Did you select the right release group in the script UI (the "Pick Release Grp" setting)?
Btw. I don't think the Ensemble Maker script handles release samples properly if you play polyphonically (I haven't tested, but it seems so judging by the code).


----------



## Leandro Gardini (Jul 18, 2007)

what I have is No Release Grp, f sfh sus rel, f sfh sus on, f sfh on f...and none of them solve this problem...any idea???


----------



## JBacal (Jul 18, 2007)

Yes, release samples do NOT work polyphonically. You can turn off releases or play monphonically. Sorry.
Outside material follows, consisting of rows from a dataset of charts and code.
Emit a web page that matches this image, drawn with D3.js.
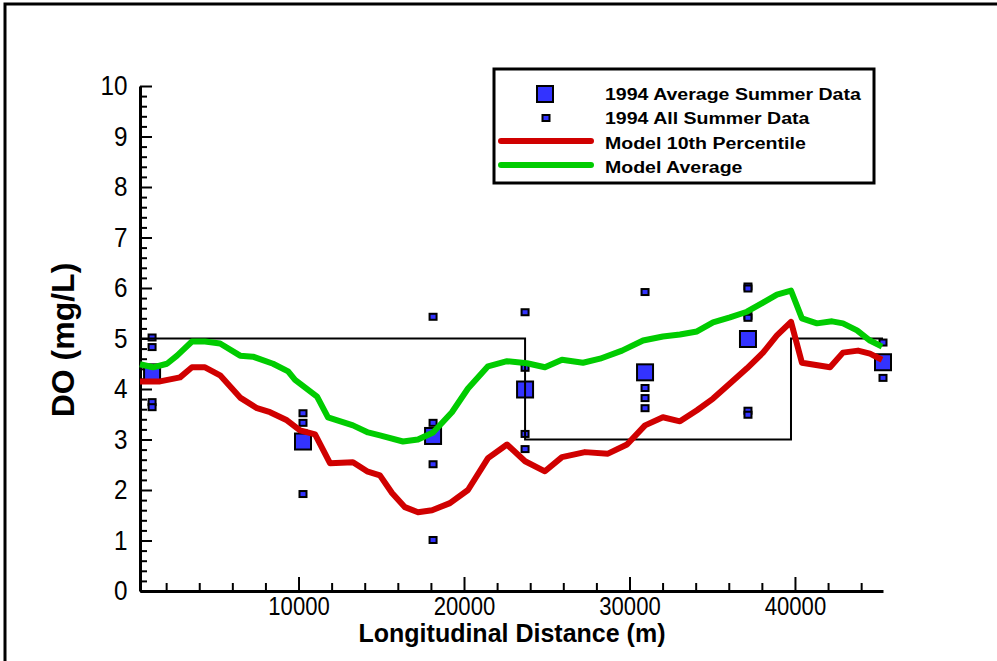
<!DOCTYPE html>
<html>
<head>
<meta charset="utf-8">
<script src="https://cdn.jsdelivr.net/npm/d3@7"></script>
<style>
  body { margin: 0; background: #fff; }
  svg { display: block; font-family: "Liberation Sans", Arial, sans-serif; }
</style>
</head>
<body>
<svg id="chart" width="997" height="661"></svg>
<script>
// 1994 observations - station averages
const avgDist = [1150, 10270, 18130, 23690, 30940, 37160, 45320];
const avgDO = [4.33, 2.96, 3.07, 3.99, 4.33, 4.99, 4.53];

// 1994 observations - all summer samples
const allDist = [1150, 1150, 1150, 1150,
  10270, 10270, 10270, 10270,
  18130, 18130, 18130, 18130,
  23690, 23690, 23690, 23690,
  30940, 30940, 30940, 30940,
  37160, 37160, 37160, 37160, 37160, 37160,
  45320, 45320, 45320];
const allDO = [5.02, 4.83, 3.74, 3.64,
  3.52, 3.33, 3.13, 1.92,
  5.43, 3.33, 2.51, 1.01,
  5.52, 4.42, 3.11, 2.81,
  5.92, 4.02, 3.82, 3.62,
  6.03, 5.99, 5.45, 5.41, 3.57, 3.49,
  4.92, 4.51, 4.22];

// model 10th percentile
const p10Dist = [420, 1630, 2840, 3560, 4350, 5260, 6470, 7490, 8280, 9300, 10090, 11000, 11900,
  13290, 14140, 14920, 15650, 16430, 17220, 18070, 19150, 20240, 21450, 22600, 23690, 24890,
  25920, 27310, 28700, 29850, 30940, 32020, 33050, 34080, 35050, 36070, 37100, 38070, 38910,
  39760, 40420, 42120, 42900, 43810, 44530, 45260];
const p10DO = [4.15, 4.15, 4.23, 4.43, 4.43, 4.27, 3.83, 3.62, 3.54, 3.38, 3.18, 3.10, 2.53,
  2.55, 2.37, 2.29, 1.94, 1.66, 1.56, 1.60, 1.74, 2.00, 2.63, 2.90, 2.57, 2.37,
  2.65, 2.75, 2.72, 2.90, 3.28, 3.44, 3.36, 3.58, 3.81, 4.11, 4.41, 4.72, 5.06,
  5.33, 4.52, 4.43, 4.72, 4.76, 4.70, 4.58];

// model average
const meanDist = [420, 1210, 2050, 2660, 3560, 4350, 5260, 6470, 7250, 8460, 9370, 9790, 11120,
  11780, 13290, 14200, 14920, 16310, 17220, 18130, 19270, 20240, 21450, 22600, 23810, 24890,
  25920, 27190, 28220, 29550, 30820, 32020, 33050, 34080, 35050, 36070, 37100, 38070, 38910,
  39760, 40420, 41330, 42240, 42900, 43750, 44530, 45260];
const meanDO = [4.49, 4.43, 4.50, 4.66, 4.94, 4.94, 4.90, 4.66, 4.64, 4.50, 4.35, 4.18, 3.85,
  3.44, 3.28, 3.14, 3.08, 2.96, 3.00, 3.14, 3.54, 4.01, 4.45, 4.55, 4.51, 4.43,
  4.58, 4.52, 4.60, 4.76, 4.96, 5.04, 5.08, 5.14, 5.32, 5.42, 5.53, 5.71, 5.87,
  5.95, 5.40, 5.30, 5.34, 5.30, 5.16, 4.96, 4.84];

// DO standard (step outline)
const stdDist = [420, 23690, 23690, 39760, 39760, 45320];
const stdDO = [5, 5, 3, 3, 5, 5];

const xTicks = [10000, 20000, 30000, 40000];
const legendLabels = ["1994 Average Summer Data", "1994 All Summer Data", "Model 10th Percentile", "Model Average"];

const blue = "#3333ff", red = "#d00000", green = "#00cc00";

const svg = d3.select("#chart");

// outer frame
svg.append("rect")
  .attr("x", 5).attr("y", 4).attr("width", 1100).attr("height", 800)
  .attr("fill", "none").attr("stroke", "#000").attr("stroke-width", 3);

const x = d3.scaleLinear().domain([420, 45320]).range([140, 883]);
const y = d3.scaleLinear().domain([0, 10]).range([591, 86]);

// axes
const minorX = d3.range(2000, 45321, 2000).filter(d => d % 10000 !== 0);
const minorY = d3.range(0, 10.01, 0.2).filter(d => Math.abs(d - Math.round(d)) > 0.01);

svg.append("g").attr("transform", "translate(0,591)")
  .call(d3.axisBottom(x).tickValues(minorX).tickSize(-8).tickSizeOuter(0).tickFormat(""))
  .call(g => g.select(".domain").remove())
  .call(g => g.selectAll("line").attr("stroke-width", 2));

svg.append("g").attr("class", "xaxis").attr("transform", "translate(0,591)")
  .call(d3.axisBottom(x).tickValues(xTicks).tickSize(-14).tickSizeOuter(0).tickPadding(6).tickFormat(d3.format("d")))
  .call(g => g.select(".domain").attr("stroke-width", 3))
  .call(g => g.selectAll("line").attr("stroke-width", 2))
  .call(g => g.selectAll("text")
    .attr("font-size", 26).attr("fill", "#000")
    .attr("font-family", "Liberation Sans, Arial, sans-serif")
    .attr("transform", "scale(0.85,1)"));

svg.append("g").attr("transform", "translate(140,0)")
  .call(d3.axisLeft(y).tickValues(minorY).tickSize(-7).tickSizeOuter(0).tickFormat(""))
  .call(g => g.select(".domain").remove())
  .call(g => g.selectAll("line").attr("stroke-width", 2));

svg.append("g").attr("class", "yaxis").attr("transform", "translate(140,0)")
  .call(d3.axisLeft(y).ticks(10).tickSize(-12).tickSizeOuter(0).tickPadding(14).tickFormat(d3.format("d")))
  .call(g => g.select(".domain").attr("stroke-width", 3))
  .call(g => g.selectAll("line").attr("stroke-width", 2))
  .call(g => g.selectAll("text")
    .attr("font-size", 27).attr("fill", "#000")
    .attr("font-family", "Liberation Sans, Arial, sans-serif")
    .attr("transform", "scale(0.9,1)"));

// axis titles
svg.append("text")
  .attr("transform", "translate(512,642)")
  .attr("text-anchor", "middle").attr("font-weight", "bold").attr("font-size", 25)
  .text("Longitudinal Distance (m)");

svg.append("text")
  .attr("transform", "translate(74,340) rotate(-90)")
  .attr("text-anchor", "middle").attr("font-weight", "bold").attr("font-size", 32)
  .text("DO (mg/L)");

// observed data squares
svg.append("g").selectAll("rect")
  .data(allDist.map((d, i) => ({ d: d, v: allDO[i] })))
  .join("rect")
  .attr("x", p => x(p.d) - 3.5).attr("y", p => y(p.v) - 3)
  .attr("width", 7).attr("height", 6)
  .attr("fill", blue).attr("stroke", "#000").attr("stroke-width", 2);

svg.append("g").selectAll("rect")
  .data(avgDist.map((d, i) => ({ d: d, v: avgDO[i] })))
  .join("rect")
  .attr("x", p => x(p.d) - 8).attr("y", p => y(p.v) - 8)
  .attr("width", 16).attr("height", 16)
  .attr("fill", blue).attr("stroke", "#000").attr("stroke-width", 2);

// standard outline
const line = d3.line().x(p => x(p[0])).y(p => y(p[1]));

svg.append("path")
  .attr("d", line(stdDist.map((d, i) => [d, stdDO[i]])))
  .attr("fill", "none").attr("stroke", "#000").attr("stroke-width", 2);

// model lines
svg.append("path")
  .attr("d", line(p10Dist.map((d, i) => [d, p10DO[i]])))
  .attr("fill", "none").attr("stroke", red).attr("stroke-width", 6)
  .attr("stroke-linejoin", "round").attr("stroke-linecap", "butt");

svg.append("path")
  .attr("d", line(meanDist.map((d, i) => [d, meanDO[i]])))
  .attr("fill", "none").attr("stroke", green).attr("stroke-width", 6)
  .attr("stroke-linejoin", "round").attr("stroke-linecap", "butt");

// legend
const leg = svg.append("g");
leg.append("rect")
  .attr("x", 494).attr("y", 69).attr("width", 380).attr("height", 114)
  .attr("fill", "#fff").attr("stroke", "#000").attr("stroke-width", 3);

leg.append("rect").attr("x", 537).attr("y", 86).attr("width", 16).attr("height", 16)
  .attr("fill", blue).attr("stroke", "#000").attr("stroke-width", 2);
leg.append("rect").attr("x", 542.5).attr("y", 115).attr("width", 7).attr("height", 6)
  .attr("fill", blue).attr("stroke", "#000").attr("stroke-width", 2);
leg.append("line").attr("x1", 501).attr("x2", 591).attr("y1", 141).attr("y2", 141)
  .attr("stroke", red).attr("stroke-width", 6).attr("stroke-linecap", "round");
leg.append("line").attr("x1", 501).attr("x2", 591).attr("y1", 165).attr("y2", 165)
  .attr("stroke", green).attr("stroke-width", 6).attr("stroke-linecap", "round");

leg.selectAll("text.lab")
  .data(legendLabels)
  .join("text")
  .attr("class", "lab")
  .attr("transform", (d, i) => "translate(605," + (100 + i * 24.3) + ") scale(1.15,1)")
  .attr("font-weight", "bold").attr("font-size", 17)
  .text(d => d);
</script>
</body>
</html>
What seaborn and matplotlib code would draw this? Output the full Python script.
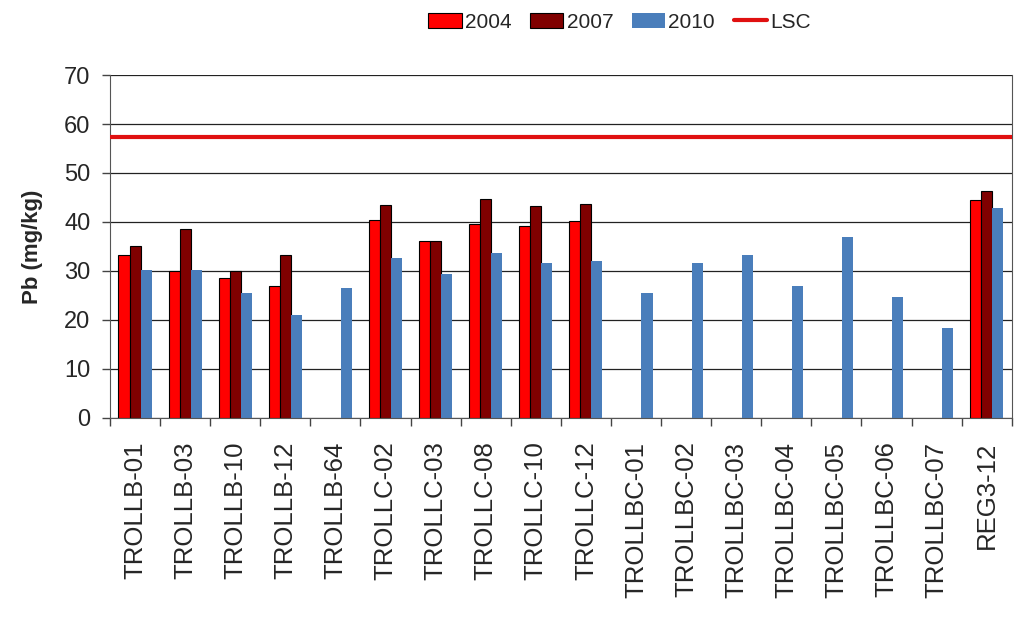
import matplotlib
matplotlib.use("Agg")
import matplotlib.pyplot as plt
import seaborn as sns
import pandas as pd
import numpy as np
from matplotlib.patches import Patch
from matplotlib.lines import Line2D
from matplotlib.ticker import FixedLocator

sites = ["TROLLB-01", "TROLLB-03", "TROLLB-10", "TROLLB-12", "TROLLB-64",
         "TROLLC-02", "TROLLC-03", "TROLLC-08", "TROLLC-10", "TROLLC-12",
         "TROLLBC-01", "TROLLBC-02", "TROLLBC-03", "TROLLBC-04", "TROLLBC-05",
         "TROLLBC-06", "TROLLBC-07", "REG3-12"]
v2004 = [33.2, 29.9, 28.5, 27.0, None, 40.5, 36.2, 39.6, 39.2, 40.3,
         None, None, None, None, None, None, None, 44.5]
v2007 = [35.0, 38.6, 29.9, 33.3, None, 43.4, 36.1, 44.7, 43.3, 43.6,
         None, None, None, None, None, None, None, 46.3]
v2010 = [30.1, 30.1, 25.6, 21.1, 26.5, 32.6, 29.4, 33.7, 31.6, 32.1,
         25.5, 31.7, 33.3, 26.9, 36.9, 24.6, 18.3, 42.9]
years = ["2004", "2007", "2010"]
LSC = 57.3
yticks = [0, 10, 20, 30, 40, 50, 60, 70]

rows = []
for yr, vals in zip(years, [v2004, v2007, v2010]):
    for s, v in zip(sites, vals):
        if v is not None:
            rows.append({"site": s, "year": yr, "value": v})
df = pd.DataFrame(rows)

sns.set_style("white")
plt.rcParams["font.family"] = ["Liberation Sans", "DejaVu Sans"]

colors = {"2004": "#FF0000", "2007": "#800000", "2010": "#4A7EBB"}

fig = plt.figure(figsize=(10.24, 6.33), dpi=100)
ax = fig.add_axes([0.1074, 0.3397, 0.8806, 0.5418])

sns.barplot(data=df, x="site", y="value", hue="year", order=sites,
            hue_order=years, palette=colors, width=0.66, errorbar=None,
            ax=ax, legend=False, saturation=1)

for i, cont in enumerate(ax.containers):
    for p in cont:
        if years[i] in ("2004", "2007"):
            p.set_edgecolor("black")
            p.set_linewidth(0.8)
        else:
            p.set_linewidth(0)

ax.axhline(LSC, color="#E01010", lw=3, zorder=5)

ax.set_ylim(0, 70)
ax.set_xlim(-0.5, len(sites) - 0.5)
ax.set_yticks(yticks)
ax.yaxis.grid(True, color="#222222", lw=0.9)
ax.set_axisbelow(True)

ax.set_xticks(range(len(sites)))
ax.set_xticklabels(sites, rotation=90, fontsize=18.5, va="top")
ax.tick_params(axis="x", which="major", length=0, pad=17)
ax.xaxis.set_minor_locator(FixedLocator(np.arange(-0.5, len(sites) + 0.5, 1)))
ax.tick_params(axis="x", which="minor", length=6, width=1, color="#444444", direction="out", bottom=True)
ax.tick_params(axis="y", labelsize=17, length=6, width=1, color="#444444", direction="out", left=True, pad=8)

for side in ["top", "right", "left", "bottom"]:
    ax.spines[side].set_visible(True)
    ax.spines[side].set_color("#555555")
ax.spines["top"].set_visible(False)

ax.set_xlabel("")
ax.set_ylabel("Pb (mg/kg)", fontsize=16, fontweight="bold", labelpad=15)

handles = [Patch(facecolor=colors["2004"], edgecolor="black", lw=0.8),
           Patch(facecolor=colors["2007"], edgecolor="black", lw=0.8),
           Patch(facecolor=colors["2010"], edgecolor="none"),
           Line2D([0], [0], color="#E01010", lw=3)]
fig.legend(handles, ["2004", "2007", "2010", "LSC"], loc="center",
           bbox_to_anchor=(0.605, 0.965), ncol=4, frameon=False, fontsize=15,
           handlelength=1.6, handleheight=0.7, handletextpad=0.15, columnspacing=0.9)

fig.savefig("out.png", dpi=100)
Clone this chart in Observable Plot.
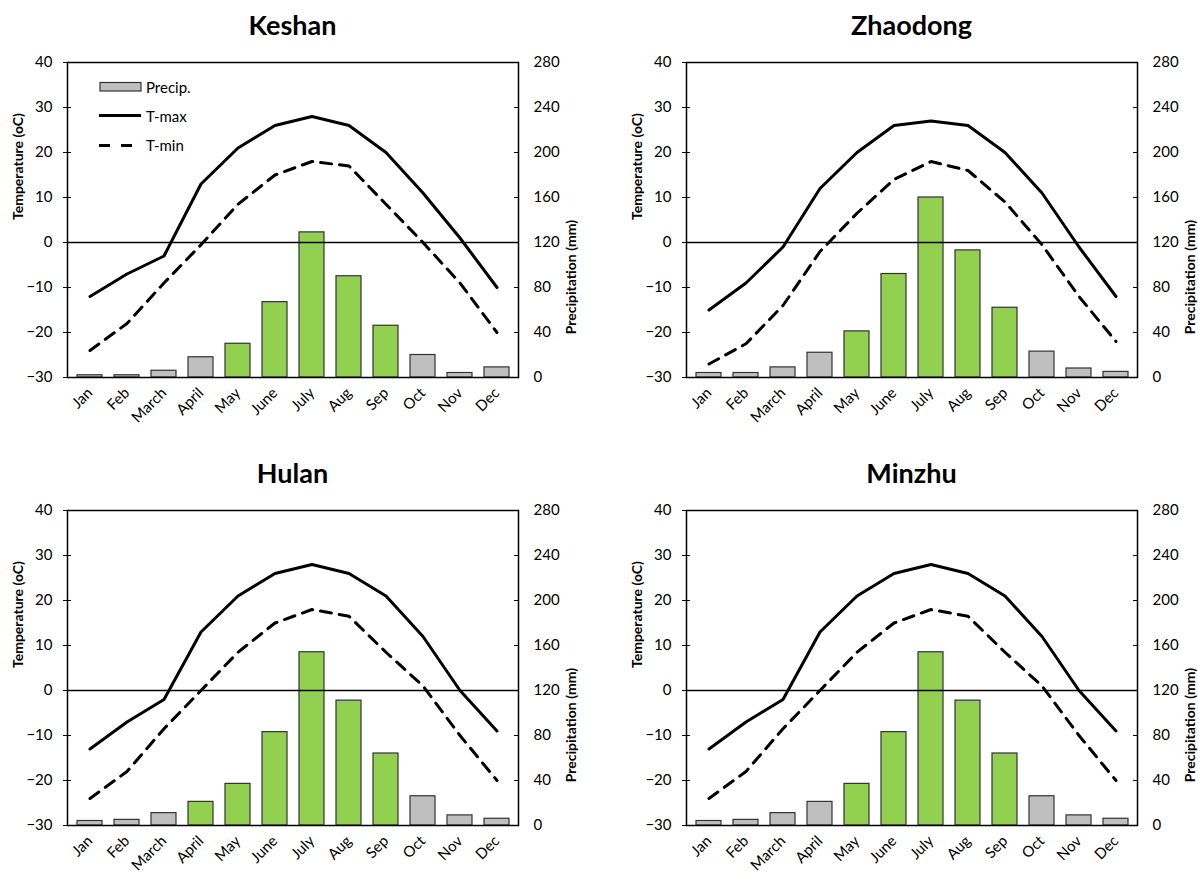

Nils-- are you saying there is a way to make this work properly? If it's easy, could you make the fix for me?? That would be great! It's been so long since I did this script that I can't remember a thing about it. :oops: 

Best,
Jay


----------



## Leandro Gardini (Jul 18, 2007)

I see...but sorry for the stupid question...how can I turn off the release or play monophonically???


----------



## Fernando Warez (Jul 18, 2007)

Theo also did a very nice little VSTi of a female opera singer, anyone know where it is? I lost it when i accidentally formated this drive.


----------



## Leandro Gardini (Jul 23, 2007)

Well, I think I´l stay in the dark because this problem is happening even when I play monophonically :? !!!


----------